Démobilisé en 1940, l'écrivain plébiscité en 1939 pour Terre des hommes, se réfugie à New-York où il écrit et publie en février 1942 Pilote de guerre, relatant, à l'attention de l'opinion publique américaine, le courage des soldats français malgré l'inéluctable défaite. Trop philosémite pour les uns et trop défaitiste pour les autres, ce récit, rapidement interdit en France, lui vaudra l'inimitié des pétainistes mais également des gaullistes qui le contraignent à l'inaction tandis que l'Afrique du Nord reconquise par les Alliés ouvre des perspectives de reprise du combat armé.
Malgré une vie sentimentale et sociale intense, c'est dans un sentiment de profonde solitude et d'incompréhension que Saint-Exupéry compose, durant l'année 1942, Le Petit Prince pour ses éditeurs new-yorkais qui viennent de publier Mary Poppins, Eugene Reynal & Curtice Hitchcock.
à la fin 1942, Saint-Exupéry accentuera encore cette animosité en diffusant à la radio puis en publiant sa Lettre aux Français appelant à l'unité entre les Français de France et les expatriés contre le nazisme. Son incitation à la réconciliation pour une lutte unie et sans concession contre l'ennemi commun, son refus de juger le choix des hommes oppressés et sa critique implicite des luttes de pouvoir entre les combattants, dresse irrémédiablement contre lui les partisans de de Gaulle qui sont alors en rivalité avec ceux du Général Giraud.
Jugé d'une tolérance excessive, ce message radiophonique suscite de très fortes accusations dont celle d'un écrivain cher à Saint-Exupéry, le philosophe et théologien Jacques Maritain. Ces violents anathèmes à l'égard de l'écrivain masquent à ses contemporains la profonde intimité qu'entretiennent pourtant cet appel adressé aux adultes et le conte destiné aux enfants qui paraîtra quelques mois plus tard.
L'exil forcé loin de sa terre « perdue quelque part dans la nuit, tous feux éteints, comme un navire », cette France qu'il faut « sauver [...] dans son esprit et dans sa chair », l'absurdité des hommes qui se déchirent, jusque dans le combat commun, et cette double question : « Que vaut l'héritage spirituel s'il n'est plus d'héritiers ? À quoi sert l'héritier si l'Esprit est mort ? » de sa Lettre aux Français sont autant de thèmes développés dans ce qui sera le dernier et le plus important de tous ses livres, Le Petit Prince, « ce petit livre [écrit] seulement pour des amis qui peuvent le comprendre ». Ceux-là ne manqueront pas de lire le conte à la lumière du manifeste et sauront reconnaître dans la sagesse du Renard avertissant le Petit Prince : « le langage est source de malentendu » l'écho presque parfait du combattant s'adressant à ses compatriotes : « le langage est un instrument imparfait ».
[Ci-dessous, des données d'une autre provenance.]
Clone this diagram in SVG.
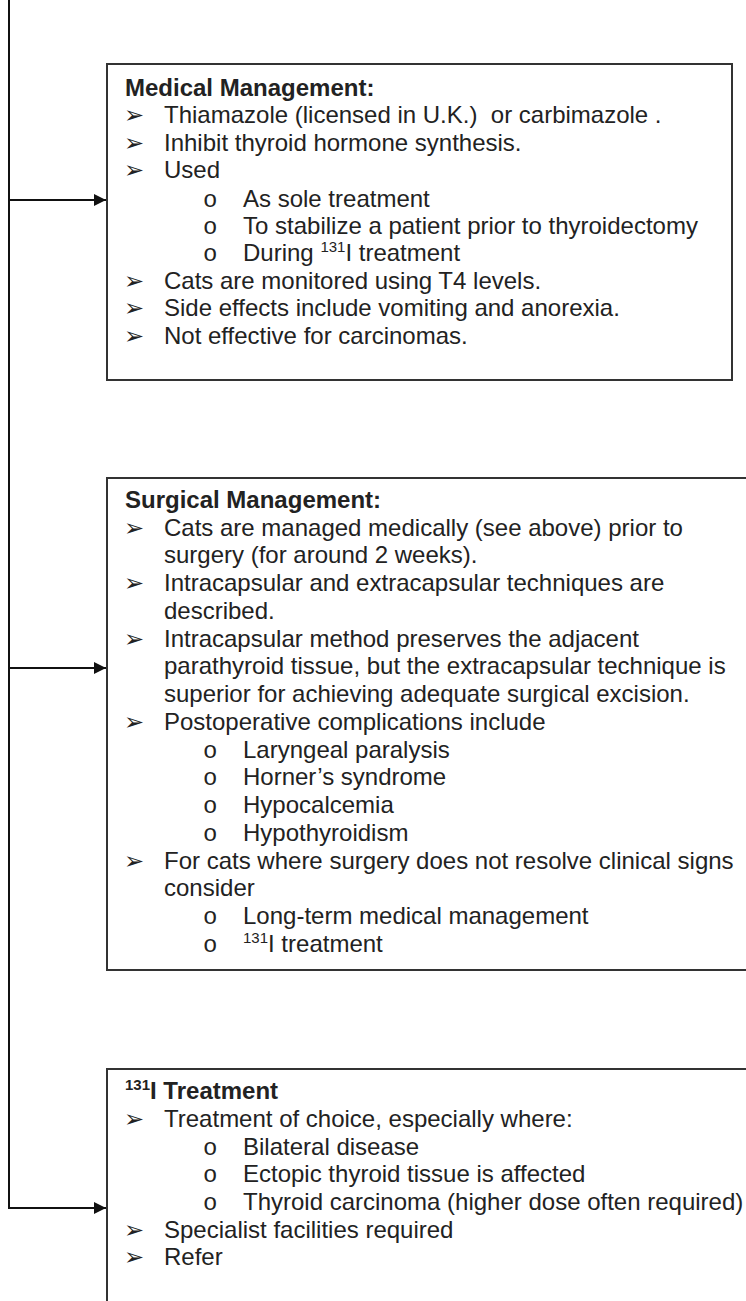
<svg xmlns="http://www.w3.org/2000/svg" width="746" height="1301" viewBox="0 0 746 1301">
<style>
.box{fill:#fff;stroke:#333;stroke-width:2}
.con{fill:none;stroke:#111;stroke-width:2}
text{font-family:"Liberation Sans",Arial,sans-serif;font-size:24px;fill:#222}
.h{font-weight:bold}
.b{font-family:"DejaVu Sans",sans-serif;font-size:24px}
.o{font-family:"Liberation Mono","Courier New",monospace;font-size:24px}
.sup{font-size:15px}
</style>
<defs>
<marker id="ah" viewBox="0 0 12 12" refX="12" refY="6" markerWidth="12" markerHeight="12" markerUnits="userSpaceOnUse" orient="auto">
<path d="M0,0 L12,6 L0,12 Z" fill="#111"/>
</marker>
</defs>
<g id="connectors">
<path class="con" d="M9,0 V1208 H106" marker-end="url(#ah)"/>
<path class="con" d="M9,200 H106" marker-end="url(#ah)"/>
<path class="con" d="M9,668 H106" marker-end="url(#ah)"/>
</g>
<g id="medical">
<rect class="box" x="107" y="64" width="625" height="316"/>
<text class="h" x="125" y="96">Medical Management:</text>
<text class="b" x="124" y="123">➢</text><text x="164" y="123" xml:space="preserve">Thiamazole (licensed in U.K.)  or carbimazole .</text>
<text class="b" x="124" y="151">➢</text><text x="164" y="151">Inhibit thyroid hormone synthesis.</text>
<text class="b" x="124" y="178">➢</text><text x="164" y="178">Used</text>
<text class="o" x="203" y="207">o</text><text x="243" y="207">As sole treatment</text>
<text class="o" x="203" y="234">o</text><text x="243" y="234">To stabilize a patient prior to thyroidectomy</text>
<text class="o" x="203" y="261">o</text><text x="243" y="261">During <tspan class="sup" dy="-9">131</tspan><tspan dy="9">I treatment</tspan></text>
<text class="b" x="124" y="289">➢</text><text x="164" y="289">Cats are monitored using T4 levels.</text>
<text class="b" x="124" y="316">➢</text><text x="164" y="316">Side effects include vomiting and anorexia.</text>
<text class="b" x="124" y="344">➢</text><text x="164" y="344">Not effective for carcinomas.</text>
</g>
<g id="surgical">
<rect class="box" x="107" y="478" width="700" height="492"/>
<text class="h" x="125" y="508">Surgical Management:</text>
<text class="b" x="124" y="536">➢</text><text x="164" y="536">Cats are managed medically (see above) prior to</text>
<text x="164" y="563">surgery (for around 2 weeks).</text>
<text class="b" x="124" y="591">➢</text><text x="164" y="591">Intracapsular and extracapsular techniques are</text>
<text x="164" y="619">described.</text>
<text class="b" x="124" y="647">➢</text><text x="164" y="647">Intracapsular method preserves the adjacent</text>
<text x="164" y="674">parathyroid tissue, but the extracapsular technique is</text>
<text x="164" y="702">superior for achieving adequate surgical excision.</text>
<text class="b" x="124" y="730">➢</text><text x="164" y="730">Postoperative complications include</text>
<text class="o" x="203" y="758">o</text><text x="243" y="758">Laryngeal paralysis</text>
<text class="o" x="203" y="785">o</text><text x="243" y="785">Horner’s syndrome</text>
<text class="o" x="203" y="813">o</text><text x="243" y="813">Hypocalcemia</text>
<text class="o" x="203" y="841">o</text><text x="243" y="841">Hypothyroidism</text>
<text class="b" x="124" y="869">➢</text><text x="164" y="869">For cats where surgery does not resolve clinical signs</text>
<text x="164" y="896">consider</text>
<text class="o" x="203" y="924">o</text><text x="243" y="924">Long-term medical management</text>
<text class="o" x="203" y="952">o</text><text x="243" y="952"><tspan class="sup" dy="-9">131</tspan><tspan dy="9">I treatment</tspan></text>
</g>
<g id="iodine">
<rect class="box" x="107" y="1069" width="700" height="300"/>
<text class="h" x="125" y="1099"><tspan class="sup" dy="-9">131</tspan><tspan dy="9">I Treatment</tspan></text>
<text class="b" x="124" y="1127">➢</text><text x="164" y="1127">Treatment of choice, especially where:</text>
<text class="o" x="203" y="1155">o</text><text x="243" y="1155">Bilateral disease</text>
<text class="o" x="203" y="1182">o</text><text x="243" y="1182">Ectopic thyroid tissue is affected</text>
<text class="o" x="203" y="1210">o</text><text x="243" y="1210">Thyroid carcinoma (higher dose often required)</text>
<text class="b" x="124" y="1238">➢</text><text x="164" y="1238">Specialist facilities required</text>
<text class="b" x="124" y="1265">➢</text><text x="164" y="1265">Refer</text>
</g>
</svg>
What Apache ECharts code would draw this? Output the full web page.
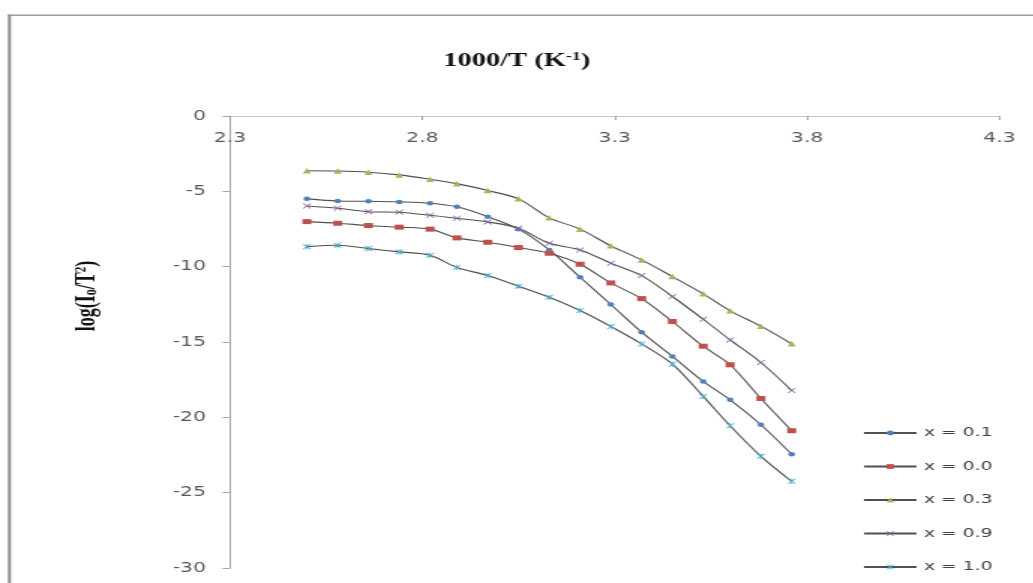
<!DOCTYPE html>
<html><head><meta charset="utf-8">
<script src="https://cdn.jsdelivr.net/npm/echarts@6/dist/echarts.min.js"></script>
<style>
html,body{margin:0;padding:0;background:#fff;overflow:hidden;width:1033px;height:583px}
#wrap{width:689px;height:583px;transform:scaleX(1.5);transform-origin:0 0;}
</style></head><body><div id="wrap"></div>
<script>
// 1000/T values (K^-1)
const xValues = [2.50, 2.58, 2.66, 2.74, 2.82, 2.89, 2.97, 3.05, 3.13, 3.21, 3.29, 3.37, 3.45, 3.53, 3.60, 3.68, 3.76];
const seriesNames = ['x = 0.1', 'x = 0.0', 'x = 0.3', 'x = 0.9', 'x = 1.0'];
const yX01 = [-5.50, -5.64, -5.66, -5.70, -5.79, -6.03, -6.68, -7.51, -8.89, -10.70, -12.51, -14.35, -15.96, -17.62, -18.84, -20.49, -22.45];
const yX00 = [-7.01, -7.12, -7.27, -7.38, -7.51, -8.09, -8.38, -8.73, -9.11, -9.84, -11.08, -12.12, -13.64, -15.28, -16.51, -18.75, -20.89];
const yX03 = [-3.63, -3.65, -3.73, -3.91, -4.20, -4.49, -4.95, -5.50, -6.76, -7.51, -8.62, -9.55, -10.66, -11.80, -12.93, -13.95, -15.12];
const yX09 = [-5.97, -6.12, -6.35, -6.39, -6.59, -6.79, -7.03, -7.45, -8.45, -8.89, -9.77, -10.59, -11.98, -13.49, -14.86, -16.36, -18.22];
const yX10 = [-8.67, -8.58, -8.80, -9.02, -9.24, -10.06, -10.59, -11.30, -12.03, -12.91, -13.97, -15.13, -16.47, -18.61, -20.56, -22.59, -24.25];
const xTicks = [2.3, 2.8, 3.3, 3.8, 4.3];
const yTicks = [0, -5, -10, -15, -20, -25, -30];

const allY = [yX01, yX00, yX03, yX09, yX10];
const markerColors = ['#4F81BD', '#C0504D', '#9BBB59', '#8064A2', '#4BACC6'];
const crossPath = 'path://M1,0L5,4L9,0L10,1L6,5L10,9L9,10L5,6L1,10L0,9L4,5L0,1Z';
const starPath = 'path://M1,0L5,4L9,0L10,1L6,5L10,9L9,10L5,6L1,10L0,9L4,5L0,1ZM4.4,0L5.6,0L5.6,10L4.4,10Z';
const symbols = ['circle', 'rect', 'triangle', crossPath, starPath];
const symbolSizes = [4.5, [6, 5], 5.5, 5.5, 5.5];

const chart = echarts.init(document.getElementById('wrap'), null, {renderer: 'canvas'});
const tickFont = 'DejaVu Sans';

const series = seriesNames.map((name, i) => ({
  name: name,
  type: 'line',
  data: xValues.map((x, j) => [x, allY[i][j]]),
  symbol: symbols[i],
  symbolSize: symbolSizes[i],
  smooth: 0.3,
  lineStyle: {color: '#505050', width: 1.1},
  itemStyle: {color: markerColors[i]},
  z: 3
}));

chart.setOption({
  animation: false,
  backgroundColor: '#fff',
  title: {
    text: '1000/T (K{sup|-1})',
    left: 'center',
    top: 46,
    textStyle: {
      fontFamily: 'Liberation Serif', fontWeight: 'bold', fontSize: 19, color: '#111',
      rich: {sup: {fontFamily: 'Liberation Serif', fontWeight: 'bold', fontSize: 12, verticalAlign: 'top', padding: [0, 0, 8, 0], color: '#111'}}
    }
  },
  grid: {left: 153.3, right: 22.7, top: 116, bottom: 15, containLabel: false},
  xAxis: {
    type: 'value', position: 'top', min: 2.3, max: 4.3,
    axisLine: {show: true, lineStyle: {color: '#C8C8C8', width: 1}},
    axisTick: {show: true, inside: true, length: 4, customValues: xTicks, lineStyle: {color: '#A0A0A0'}},
    axisLabel: {show: true, inside: true, margin: 15, customValues: xTicks, color: '#595959', fontFamily: tickFont, fontSize: 13.5,
      formatter: v => v.toFixed(1)},
    splitLine: {show: false}
  },
  yAxis: {
    type: 'value', min: -30, max: 0, interval: 5,
    axisLine: {show: true, lineStyle: {color: '#A6A6A6', width: 1}},
    axisTick: {show: true, length: 5, lineStyle: {color: '#A6A6A6'}},
    axisLabel: {margin: 16, color: '#595959', fontFamily: tickFont, fontSize: 13.5},
    splitLine: {show: false}
  },
  legend: {
    orient: 'vertical', left: 575, top: 426.5, padding: 0, height: 150,
    data: seriesNames,
    itemWidth: 35, itemHeight: 6, itemGap: 20.5,
    textStyle: {fontFamily: tickFont, fontSize: 12.5, color: '#404040', padding: [0, 0, 0, 0]}
  },
  graphic: [
    {type: 'rect', shape: {x: 5.3, y: 14.5, width: 690, height: 1.5}, style: {fill: '#A0A0A0'}, silent: true},
    {type: 'rect', shape: {x: 5.3, y: 14.5, width: 2, height: 600}, style: {fill: '#8C8C8C'}, silent: true},
    {type: 'text', x: 58, y: 296, rotation: Math.PI / 2,
      style: {text: 'log(I{sub|o}/T{sup|2})', align: 'center', verticalAlign: 'middle',
        font: 'bold 18px "Liberation Serif"', fill: '#111',
        rich: {sub: {fontSize: 12, fontWeight: 'bold', fontFamily: 'Liberation Serif', verticalAlign: 'bottom', fill: '#111'},
               sup: {fontSize: 11, fontWeight: 'bold', fontFamily: 'Liberation Serif', verticalAlign: 'top', fill: '#111'}}}}
  ],
  series: series
});
</script></body></html>
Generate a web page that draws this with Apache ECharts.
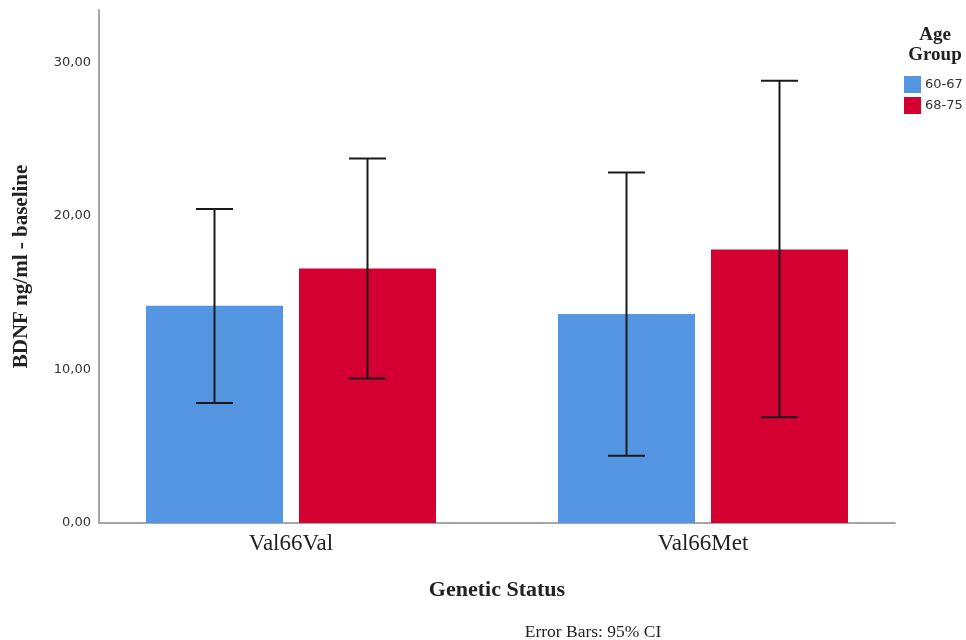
<!DOCTYPE html>
<html>
<head>
<meta charset="utf-8">
<title>BDNF by genetic status and age group</title>
<script src="https://cdn.jsdelivr.net/npm/echarts@6/dist/echarts.min.js"></script>
<style>
  html, body { margin: 0; padding: 0; background: #fff; }
  #chart { width: 966px; height: 640px; }
</style>
</head>
<body>
<div id="chart"></div>
<script>
// Categories and groups
const categories = ['Val66Val', 'Val66Met'];
const groups = ['60-67', '68-75'];

// Mean BDNF (ng/ml) per group, with 95% CI bounds
const means6067 = [14.14, 13.60];
const means6875 = [16.57, 17.81];
const ciLow6067 = [7.81, 4.38];
const ciHigh6067 = [20.45, 22.82];
const ciLow6875 = [9.41, 6.88];
const ciHigh6875 = [23.73, 28.80];

// Y axis ticks
const yTicks = [0, 10, 20, 30];

const colors = ['#5596e3', '#d50032'];
const BAR_W = 137;
const BAR_GAP = 16;
const Y_MAX = 33.4;

const serif = '"Liberation Serif", "DejaVu Serif", serif';
const sans = '"DejaVu Sans", sans-serif';

function errorSeries(name, lows, highs, sign) {
  return {
    name: name,
    type: 'custom',
    xAxisIndex: 0,
    yAxisIndex: 0,
    silent: true,
    z: 10,
    data: lows.map((lo, i) => [i, lo, highs[i]]),
    renderItem: function (params, api) {
      const idx = api.value(0);
      const base = api.coord([idx, api.value(1)]);
      const top = api.coord([idx, api.value(2)]);
      const x = base[0] + sign * (BAR_W / 2 + BAR_GAP / 2);
      const cap = 18.5;
      const style = { stroke: '#1a1a1a', lineWidth: 2 };
      return {
        type: 'group',
        children: [
          { type: 'line', shape: { x1: x, y1: top[1], x2: x, y2: base[1] }, style: style },
          { type: 'line', shape: { x1: x - cap, y1: top[1], x2: x + cap, y2: top[1] }, style: style },
          { type: 'line', shape: { x1: x - cap, y1: base[1], x2: x + cap, y2: base[1] }, style: style }
        ]
      };
    }
  };
}

const chart = echarts.init(document.getElementById('chart'), null, { renderer: 'canvas' });

chart.setOption({
  animation: false,
  color: colors,
  title: [
    {
      text: 'Age\nGroup',
      left: 930, top: 20, textAlign: 'center',
      textStyle: { fontFamily: serif, fontWeight: 'bold', fontSize: 19, lineHeight: 20, color: '#222' }
    },
    {
      text: 'Error Bars: 95% CI',
      left: 588, top: 618, textAlign: 'center',
      textStyle: { fontFamily: serif, fontWeight: 'normal', fontSize: 17.5, color: '#222' }
    }
  ],
  legend: {
    data: groups,
    orient: 'vertical',
    left: 904, top: 76,
    padding: 0,
    itemWidth: 17, itemHeight: 17, itemGap: 4,
    icon: 'rect',
    textStyle: { fontFamily: sans, fontSize: 13, color: '#333', padding: [0, 0, 0, -1] }
  },
  grid: [
    { left: 85, right: 57, top: 10, bottom: 117 },
    { left: 99, right: 71, top: 10, bottom: 117 }
  ],
  xAxis: [
    {
      type: 'category', gridIndex: 0, data: categories,
      axisLine: { show: false }, axisTick: { show: false },
      axisLabel: { fontFamily: serif, fontSize: 23, color: '#222', margin: 9 }
    },
    {
      type: 'value', gridIndex: 1, min: 0, max: 1,
      name: 'Genetic Status', nameLocation: 'middle', nameGap: 56,
      nameTextStyle: { fontFamily: serif, fontWeight: 'bold', fontSize: 22, color: '#222' },
      axisLine: { show: true, lineStyle: { color: '#a6a6a6', width: 2 } },
      axisTick: { show: false }, axisLabel: { show: false }, splitLine: { show: false }
    }
  ],
  yAxis: [
    { type: 'value', gridIndex: 0, min: 0, max: Y_MAX, show: false, splitLine: { show: false } },
    {
      type: 'value', gridIndex: 1, min: 0, max: Y_MAX, interval: 10,
      name: 'BDNF ng/ml - baseline', nameLocation: 'middle', nameGap: 67, nameRotate: 90,
      nameTextStyle: { fontFamily: serif, fontWeight: 'bold', fontSize: 21, color: '#222' },
      axisLine: { show: true, lineStyle: { color: '#a6a6a6', width: 2 } },
      axisTick: { show: false },
      splitLine: { show: false },
      axisLabel: {
        fontFamily: sans, fontSize: 13, color: '#333', margin: 8,
        formatter: v => yTicks.includes(v) ? v.toFixed(2).replace('.', ',') : ''
      }
    }
  ],
  series: [
    {
      name: groups[0], type: 'bar', xAxisIndex: 0, yAxisIndex: 0,
      data: means6067, barWidth: BAR_W, barGap: (BAR_GAP / BAR_W * 100) + '%',
      itemStyle: { color: colors[0] }
    },
    {
      name: groups[1], type: 'bar', xAxisIndex: 0, yAxisIndex: 0,
      data: means6875, barWidth: BAR_W, barGap: (BAR_GAP / BAR_W * 100) + '%',
      itemStyle: { color: colors[1] }
    },
    errorSeries('ci-60-67', ciLow6067, ciHigh6067, -1),
    errorSeries('ci-68-75', ciLow6875, ciHigh6875, 1)
  ]
});
</script>
</body>
</html>
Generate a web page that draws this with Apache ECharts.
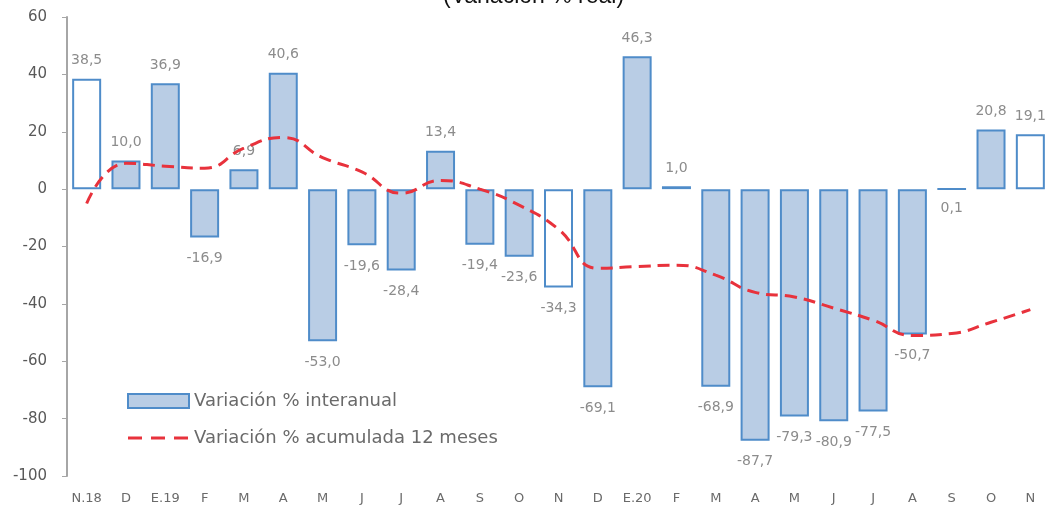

Inspiré d'un personnage enfantin que Saint-Exupéry crayonne en marge de ses lettres et carnets et qui était à l'origine un autoportrait, le Petit Prince est tout autant une fable poétique qu'un testament philosophique. En ce sens la mort de l'enfant, héros du conte, qu'au grand dam de ses éditeurs Saint-Exupéry refuse de supprimer, ne saurait être étrangère à l'opiniâtreté de celui-ci à se précipiter vers sa fin héroïque et absurde.